Asset management firms must disclose estimated and actual fees and transaction costs to clients, but should not be forced to charge a single fee for services, the Financial Conduct Authority has recommended.
Managers will also be required to appoint at least two independent directors to their board under the proposals, released on Wednesday in the final report of the regulator’s asset management market study.
Transparency of cost disclosure has been the subject of intense debate in the pensions industry, amid mounting evidence that opaque and non-standardised practices hinder trustees in their efforts to provide members with value for money.
An actual inclusive fee would be saying to the customer ‘You pay us a set fee, we pay for everything else, it’s not your problem’
Daniel Godfrey, The People's Trust
The new disclosure forms the core of the FCA’s proposals for asset management firms, which will be subject to consultation.
A working group with an independent chair will be asked to formulate a standardised disclosure template for use by managers serving institutional clients, with the watchdog suggesting it could build on work done by the Local Government Pension Scheme.
There will be a strengthened duty on firms to act in the best interests of investors, enforced via the Senior Managers Regime.
An end to self-regulation
Introducing the report, FCA chief executive Andrew Bailey said: “We have reaffirmed the point we put forward last November, which is that we think in a number of areas of the asset management industry… that there’s evidence of some weak price competition.”
He said the impact of high fees was felt even more keenly in the current environment of low interest rates.
Stance could have been tougher
Transparency Taskforce founding chair Andy Agathangelou welcomed the proposals for an independent body, saying it was not for the industry to self-regulate on disclosure.

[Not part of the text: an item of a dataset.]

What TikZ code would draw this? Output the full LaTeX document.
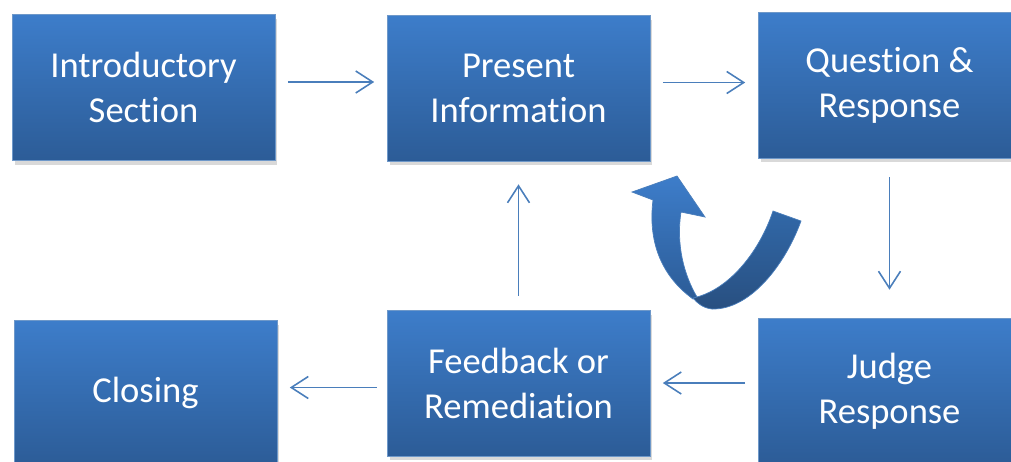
\documentclass[tikz,border=0pt]{standalone}
\usepackage{fontspec}
\setmainfont{Carlito}[Ligatures={NoCommon,NoContextual}]
\usetikzlibrary{positioning}
\usetikzlibrary{arrows.meta}
\usetikzlibrary{shadows}
\definecolor{boxtop}{HTML}{3D7DCA}
\definecolor{boxbot}{HTML}{2C5C97}
\definecolor{linkblue}{HTML}{4A7EBB}
\definecolor{bandtop}{HTML}{3168A8}
\definecolor{bandbot}{HTML}{284F80}
\tikzset{
    stagebox/.style = {rectangle, draw=linkblue!80, line width=0.4pt, top color=boxtop, bottom color=boxbot, minimum width=5.26cm, minimum height=2.92cm, align=center, text=white, font=\fontsize{20.8}{25.6}\selectfont, drop shadow={shadow xshift=0.5mm, shadow yshift=-0.9mm, opacity=0.3}},
    flow/.style = {-{Straight Barb[length=3.4mm,width=4.4mm]}, line width=0.9pt, linkblue, shorten <=0.25cm, shorten >=0.25cm},
    shaftpart/.style = {draw=linkblue, line width=0.4pt, top color=boxtop, bottom color=boxbot},
    bandpart/.style = {draw=linkblue, line width=0.4pt, top color=bandtop, bottom color=bandbot},
}
\begin{document}
\begin{tikzpicture}[x=0.02cm, y=-0.02cm]
\useasboundingbox (0,0) rectangle (1011,461);
%
\node[stagebox] at (143.5, 87.5) (intro) {Introductory\\Section};
\node[stagebox] at (518.5, 88) (pres) {Present\\Information};
\node[stagebox] at (889.5, 85) (ques) {Question \&\\Response};
\node[stagebox] at (145.5, 393) (clos) {Closing};
\node[stagebox] at (518.5, 383) (feed) {Feedback or\\Remediation};
\node[stagebox] at (889.5, 391) (judg) {Judge\\Response};
%
\draw[flow] ([yshift=0.11cm]intro.east) -- ([yshift=0.11cm]intro.east -| pres.west);
\draw[flow] ([yshift=0.11cm]pres.east) -- ([yshift=0.11cm]pres.east -| ques.west);
\draw[flow, shorten <=0.38cm, shorten >=0.56cm] (ques) -- (judg);
\draw[flow] (judg.west |- feed.east) -- (feed.east);
\draw[flow, shorten <=0.2cm] ([yshift=-0.09cm]feed.west) -- ([yshift=-0.09cm]feed.west -| clos.east);
\draw[flow, shorten <=0.28cm, shorten >=0.46cm] (feed) -- (pres);
%
\path[shaftpart] (653,200) -- (632,192) -- (677,176) -- (705,217) -- (681,212)
    .. controls (676,245) and (684,275) .. (697,297) -- (693,299)
    .. controls (660,275) and (648,240) .. (653,200) -- cycle;
\path[bandpart] (693,298) .. controls (730,290) and (760,250) .. (773,211) -- (801,221)
    .. controls (785,265) and (750,310) .. (712,309)
    .. controls (703,308) and (697,303) .. (693,298) -- cycle;

\end{tikzpicture}
\end{document}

“What the market needs now… is an asset management industry that’s behaving properly, and for the industry to behave properly it must be regulated by the regulator,” he said.
However, the FCA chose not to impose the previously floated all-in fee structure, preferring to take a consistent approach with the transparency expectations built into the revamped Europe-wide Markets in Financial Instruments Directive and Packaged Retail and Insurance-based Investment Products regulations.
That means both institutional and retail clients will still pay for any variance from estimated transaction costs, although the regulator said the introduction of disclosure standards would make any sustained underestimating easier to spot for both investors and FCA supervisory staff.
Daniel Godfrey, co-founder of investment fund The People’s Trust and former chief executive of the Investment Association, said he was disappointed that the FCA had referred to its proposal, already required by Mifid, as supporting an all-inclusive fee.
“An actual inclusive fee would be saying to the customer, ‘You pay us [a set fee], we pay for everything else, it’s not your problem’,” he said.
Godfrey added that two independent directors would be less effective in focusing on value for money than an independent body within the firm.